> [What is being asked] Without the images, write out the whole listing exactly.

> [Information provided]
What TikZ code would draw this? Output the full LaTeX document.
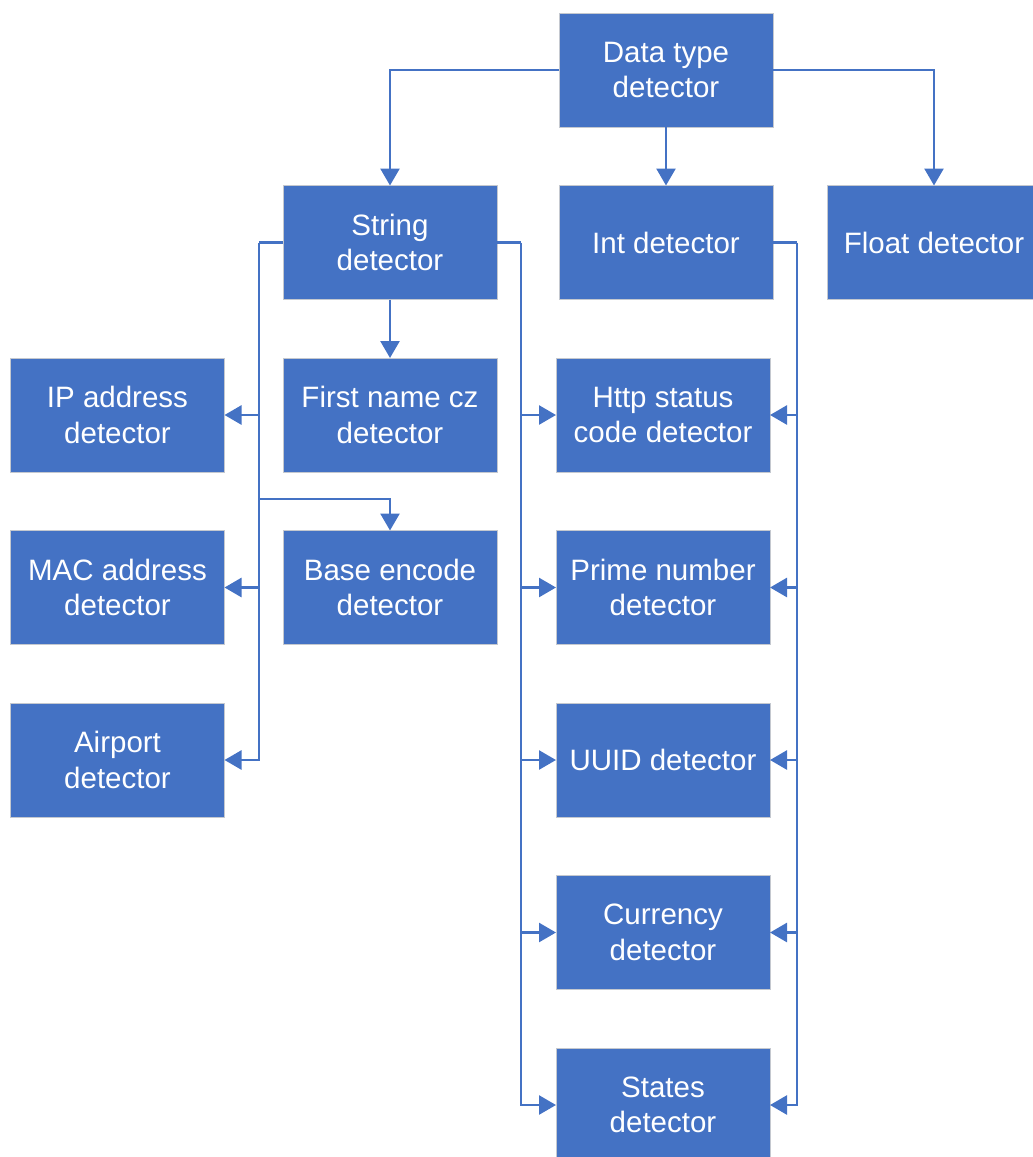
\documentclass[tikz,border=0pt]{standalone}
\usepackage{fontspec}
\setmainfont{Liberation Sans}
\usetikzlibrary{arrows.meta, positioning, calc}
\definecolor{detblue}{HTML}{4472C4}
\definecolor{edgegray}{HTML}{C4C8CF}

\begin{document}
\begin{tikzpicture}[x=1pt, y=-1pt,
  box/.style={draw=edgegray, line width=1pt, fill=detblue, text=white, align=center,
    minimum width=214pt, minimum height=114pt, inner sep=0pt, outer sep=0pt,
    font=\fontsize{29.5}{35.5}\selectfont},
  arr/.style={-{Triangle[length=17pt, width=19pt]}, line width=2.6pt, detblue},
  bus/.style={line width=2.6pt, detblue}]
\path[use as bounding box] (0,0) rectangle (1033,1157);
\clip (0,0) rectangle (1033,1157);
\node[box] (dt) at (666,70) {Data type\\detector};
\node[box, below=58.5pt of dt] (int) {Int detector};
\node[box, left=62pt of int] (str) {String\\detector};
\node[box, right=54pt of int] (flt) {Float detector};
\node[box, below=58.5pt of str] (fn) {First name cz\\detector};
\node[box, left=58.5pt of fn] (ip) {IP address\\detector};
\node[box, right=59pt of fn] (http) {Http status\\code detector};
\node[box, below=58.5pt of fn] (base) {Base encode\\detector};
\node[box, below=58.5pt of ip] (mac) {MAC address\\detector};
\node[box, below=58.5pt of http] (prime) {Prime number\\detector};
\node[box, below=58.5pt of mac] (air) {Airport\\detector};
\node[box, below=58.5pt of prime] (uuid) {UUID detector};
\node[box, below=58.5pt of uuid] (cur) {Currency\\detector};
\node[box, below=58.5pt of cur] (sta) {States\\detector};
\coordinate (lb) at ($(str.west)+(-24,0)$);
\coordinate (rb) at ($(str.east)+(24,0)$);
\coordinate (ib) at ($(int.east)+(24,0)$);
\coordinate (bj) at ($(lb |- fn.south)+(0,27)$);
\draw[arr] (dt.west) -| (str.north);
\draw[arr] (dt) -- (int);
\draw[arr] (dt.east) -| (flt.north);
\draw[arr] (str) -- (fn);
\draw[bus] (str.west) -- (lb);
\draw[arr] (lb) |- (air.east);
\draw[arr] (lb |- ip) -- (ip.east);
\draw[arr] (lb |- mac) -- (mac.east);
\draw[arr] (bj) -| (base.north);
\draw[bus] (str.east) -- (rb);
\draw[arr] (rb) |- (sta.west);
\draw[bus] (int.east) -- (ib);
\draw[arr] (ib) |- (sta.east);
\foreach \n in {http, prime, uuid, cur} {
  \draw[arr] (rb |- \n) -- (\n.west);
  \draw[arr] (ib |- \n) -- (\n.east);
}
\end{tikzpicture}
\end{document}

> [Task answer]
What TikZ code would draw this? Output the full LaTeX document.
\documentclass[tikz,border=0pt]{standalone}
\usepackage{fontspec}
\setmainfont{Liberation Sans}
\usetikzlibrary{arrows.meta, positioning, calc}
\definecolor{detblue}{HTML}{4472C4}
\definecolor{edgegray}{HTML}{C4C8CF}

\begin{document}
\begin{tikzpicture}[x=1pt, y=-1pt,
  box/.style={draw=edgegray, line width=1pt, fill=detblue, text=white, align=center,
    minimum width=214pt, minimum height=114pt, inner sep=0pt, outer sep=0pt,
    font=\fontsize{29.5}{35.5}\selectfont},
  arr/.style={-{Triangle[length=17pt, width=19pt]}, line width=2.6pt, detblue},
  bus/.style={line width=2.6pt, detblue}]
\path[use as bounding box] (0,0) rectangle (1033,1157);
\clip (0,0) rectangle (1033,1157);
\node[box] (dt) at (666,70) {Data type\\detector};
\node[box, below=58.5pt of dt] (int) {Int detector};
\node[box, left=62pt of int] (str) {String\\detector};
\node[box, right=54pt of int] (flt) {Float detector};
\node[box, below=58.5pt of str] (fn) {First name cz\\detector};
\node[box, left=58.5pt of fn] (ip) {IP address\\detector};
\node[box, right=59pt of fn] (http) {Http status\\code detector};
\node[box, below=58.5pt of fn] (base) {Base encode\\detector};
\node[box, below=58.5pt of ip] (mac) {MAC address\\detector};
\node[box, below=58.5pt of http] (prime) {Prime number\\detector};
\node[box, below=58.5pt of mac] (air) {Airport\\detector};
\node[box, below=58.5pt of prime] (uuid) {UUID detector};
\node[box, below=58.5pt of uuid] (cur) {Currency\\detector};
\node[box, below=58.5pt of cur] (sta) {States\\detector};
\coordinate (lb) at ($(str.west)+(-24,0)$);
\coordinate (rb) at ($(str.east)+(24,0)$);
\coordinate (ib) at ($(int.east)+(24,0)$);
\coordinate (bj) at ($(lb |- fn.south)+(0,27)$);
\draw[arr] (dt.west) -| (str.north);
\draw[arr] (dt) -- (int);
\draw[arr] (dt.east) -| (flt.north);
\draw[arr] (str) -- (fn);
\draw[bus] (str.west) -- (lb);
\draw[arr] (lb) |- (air.east);
\draw[arr] (lb |- ip) -- (ip.east);
\draw[arr] (lb |- mac) -- (mac.east);
\draw[arr] (bj) -| (base.north);
\draw[bus] (str.east) -- (rb);
\draw[arr] (rb) |- (sta.west);
\draw[bus] (int.east) -- (ib);
\draw[arr] (ib) |- (sta.east);
\foreach \n in {http, prime, uuid, cur} {
  \draw[arr] (rb |- \n) -- (\n.west);
  \draw[arr] (ib |- \n) -- (\n.east);
}
\end{tikzpicture}
\end{document}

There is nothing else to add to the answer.